I recently wrote to my MP for North-West Cambridgeshire Shailesh Vara about cuts to tax credits.

It was refreshing to see members of his party speaking out for working families. Unfortunately I did not receive a response from Shailesh Vara. So I recently contacted him again in an effort to see if this was just an oversight and hopefully he will be convinced to stand against these cuts to tax credits and understand that this will hurt so many hard working families.

These proposed plans are a new and unacceptable step in the government’s attack on lower-income families. During the election campaign, the Chancellor was worryingly vague about his plans to cut £12 billion from the welfare bill, and now we see why: the cuts will, as many feared, fall on those who can ill afford them. Claims that these changes would encourage parents into work are an illustration of the economic illiteracy of this government: these changes to tax credits would see families’ entitlement to tax credits running out at a lower income threshold. Far from the government’s promise to reward ‘hard-working families’, these proposals are fundamentally an attack on those in work.

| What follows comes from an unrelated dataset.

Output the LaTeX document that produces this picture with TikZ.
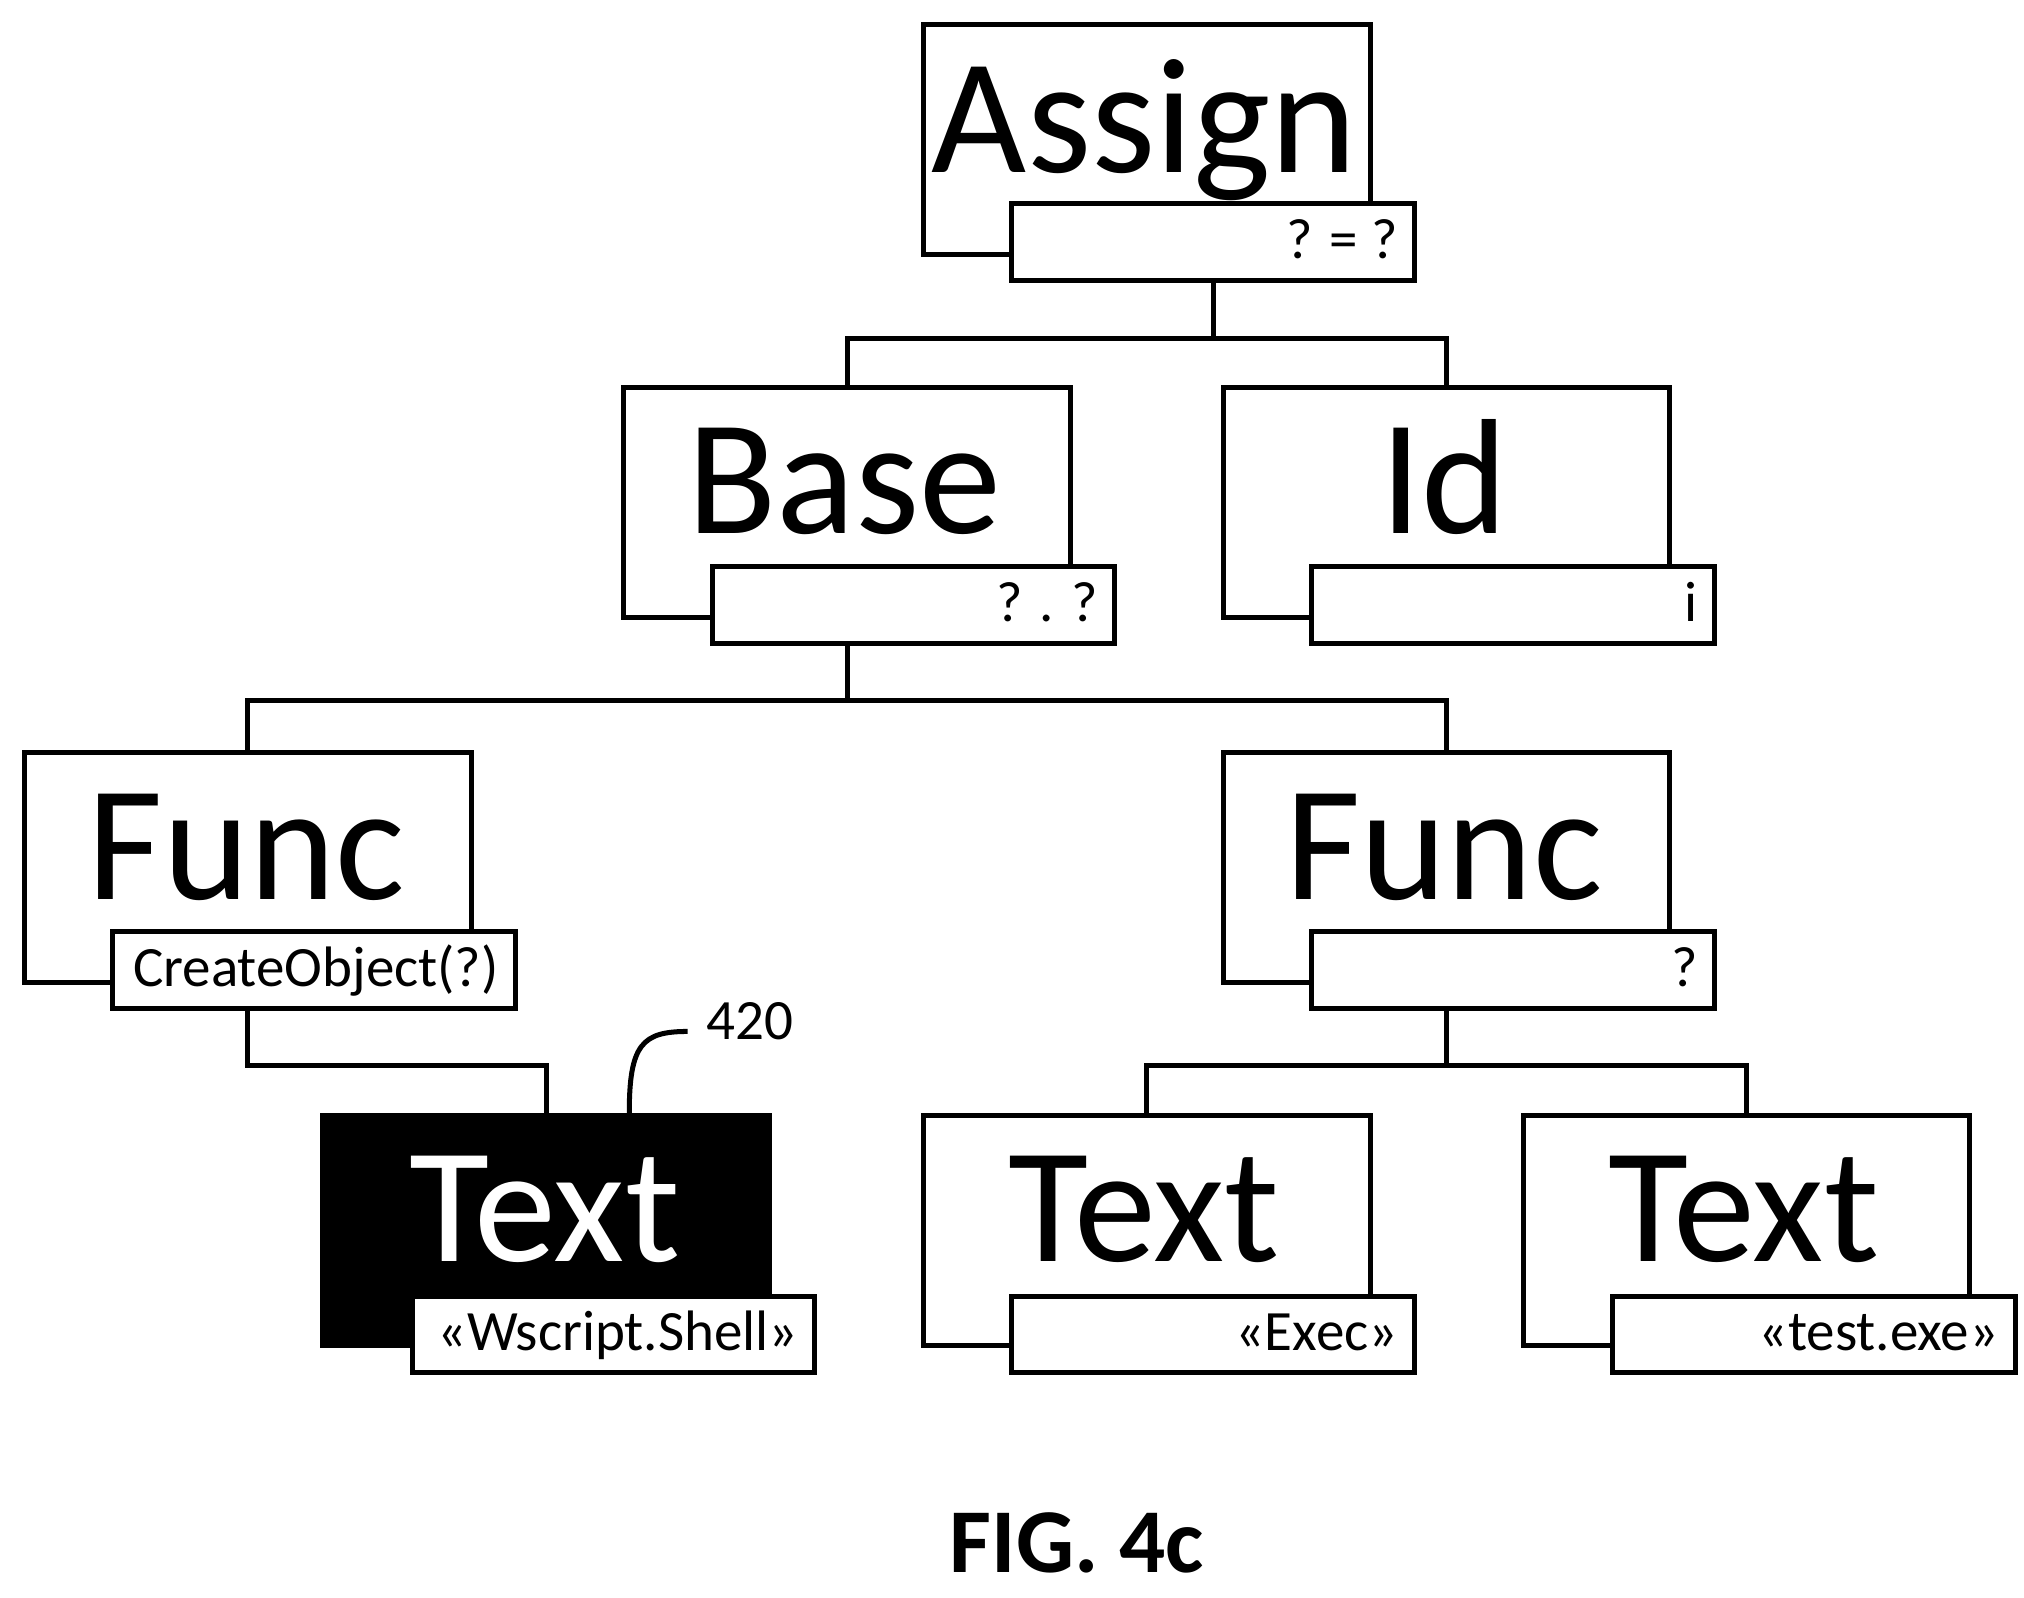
\documentclass[tikz,border=0pt]{standalone}
\usepackage{fontspec}
\setmainfont{Carlito}
\begin{document}
\begin{tikzpicture}[x=0.01cm,y=-0.01cm,
  big/.style={draw,line width=1.1pt,minimum width=3.44cm,minimum height=1.77cm,anchor=north west,inner sep=0pt},
  lab/.style={draw,fill=white,line width=1.1pt,minimum width=3.10cm,minimum height=0.59cm,anchor=north west,inner sep=0pt},
  bt/.style={font=\fontsize{36pt}{36pt}\selectfont,anchor=base,inner sep=0pt},
  lt/.style={font=\fontsize{12.5pt}{12.5pt}\selectfont,anchor=base east,inner sep=0pt},
  con/.style={line width=1.1pt}]
\useasboundingbox (0,0) rectangle (1560,1231);
% boxes
\node[big] (A) at (710,17) {};
\node[lab] (Al) at (778,155) {};
\node[big] (B) at (479,297) {};
\node[lab] (Bl) at (547,435) {};
\node[big] (I) at (941,297) {};
\node[lab] (Il) at (1009,435) {};
\node[big] (F1) at (17,578) {};
\node[lab] (F1l) at (85,716) {};
\node[big] (F2) at (941,578) {};
\node[lab] (F2l) at (1009,716) {};
\node[big,fill=black] (T1) at (247,858) {};
\node[lab] (T1l) at (316,997) {};
\node[big] (T2) at (710,858) {};
\node[lab] (T2l) at (778,997) {};
\node[big] (T3) at (1172,858) {};
\node[lab] (T3l) at (1241,997) {};
% big texts
\node[bt] at (882,133) {Assign};
\node[bt] at (651,411) {Base};
\node[bt] at (1113,411) {Id};
\node[bt] at (190,693) {Func};
\node[bt] at (1113,693) {Func};
\node[bt,text=white] at (420,972) {Text};
\node[bt] at (882,972) {Text};
\node[bt] at (1344,972) {Text};
% labels
\node[lt] at (1078,199) {? = ?};
\node[lt] at (847,479) {? . ?};
\node[lt] at (1309,479) {i};
\node[lt] at (385,760) {CreateObject(?)};
\node[lt] at (1309,760) {?};
\node[lt] at (616,1041) {«Wscript.Shell»};
\node[lt] at (1078,1041) {«Exec»};
\node[lt] at (1541,1041) {«test.exe»};
% connectors
\draw[con] (Al.south) -- ++(0,43) -| (B.north);
\draw[con] (Al.south) ++(0,43) -| (I.north);
\draw[con] (Bl.south -| B.north) -- ++(0,42) -| (F1.north);
\draw[con] (Bl.south -| B.north) ++(0,42) -| (F2.north);
\draw[con] (F1l.south -| F1.north) -- ++(0,42) -| (T1.north);
\draw[con] (F2l.south -| F2.north) -- ++(0,42) -| (T2.north);
\draw[con] (F2l.south -| F2.north) ++(0,42) -| (T3.north);
% reference
\node[font=\fontsize{12.5pt}{12.5pt}\selectfont,anchor=west,inner sep=0pt] (r) at (544,787) {420};
\coordinate (re) at (530,795);
\coordinate (rs) at (485,858);
\draw[con] (rs) .. controls (485,805) and (495,795) .. (re);
\node[font=\bfseries\fontsize{20pt}{20pt}\selectfont,anchor=base,inner sep=0pt] (fig) at (830,1212) {FIG. 4c};
\end{tikzpicture}
\end{document}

Savage welfare reforms implemented by the previous government have already seen child poverty soaring to 4 in 10 children in some areas, with escalating numbers of teachers reporting that they bring in food themselves to give to the hungry children who come into school. There is an abundance of evidence highlighting the link between poverty and poor educational outcomes, increasing the likelihood of today’s children being the next generation of impoverished working adults.

David Cameron said he ‘didn’t want’ to cut tax credits - but just three months later it was in George Osborne’s budget. David Cameron’s government slashed tax credits for working people today - breaking a promise he made to the British people just days before the general election. How can the British people ever trust what David Cameron and the Conservative Party say in the future again?

He made the pledge not once, but twice - and the evidence is staring him in the face. But now David Cameron says he’s “delighted” his government is cutting vital tax credits for hard working people today.

The Prime Minister made the shocking admission during PMQs. Whereby the Government only managed to secure a majority of 20 in support of the bill.

Working tax credits top up the salaries of Britain’s most poorly paid people, and child tax credits help low income families make ends meet. The rise of the minimum wage to £7.20 per hour is not a living wage (£7.85 per hour) and does not cover the gap that will be left by taking tax credits away. I hope that I do not sound pious, but I think that this is about honouring their word – the Prime Minister’s word – that work must always pay. It is about respect for those who strive to do everything we ask of them and now find themselves punished for doing what’s right.

Millions of working families claim both benefits - and they can be worth thousands of pounds a year. The Institute for Fiscal Studies – the nation’s leading independent economic analysts – advise that this cut will make 3.3 million families worse off by £1,300 per year on average. That’s on average: by definition, many families will lose even more. Even though House of Lords peers voted by a majority of 17 to back calls for the government to provide full financial redress to the millions of tax credit claimants who will be affected when their entitlements are reduced.

Peers inflicted a second defeat by backing a delay in the cuts until an assessment of their financial impact is carried out. However, David Cameron and George Osborne vowed to press on with changes designed to save billions from welfare. Even though the government said they would listen to the public they said that the actions of the unelected second chamber had constitutional implications 
which would “need to be dealt with”.

This policy will not make work pay. For millions of people, it will make work pay less.

As the Government continues to push the burden of austerity on to people least able to bear it, we must all start asking how many generations of soaring inequality we will tolerate before the Government accepts that austerity has failed, and that the wellbeing of everyone in our society must become the highest priority. People living in poverty and struggling to get by need to be protected and have their rights stood up for, instead this government have chosen to stand up for the wealthy by giving them tax breaks and the financial sector who caused the financial crisis in the first place.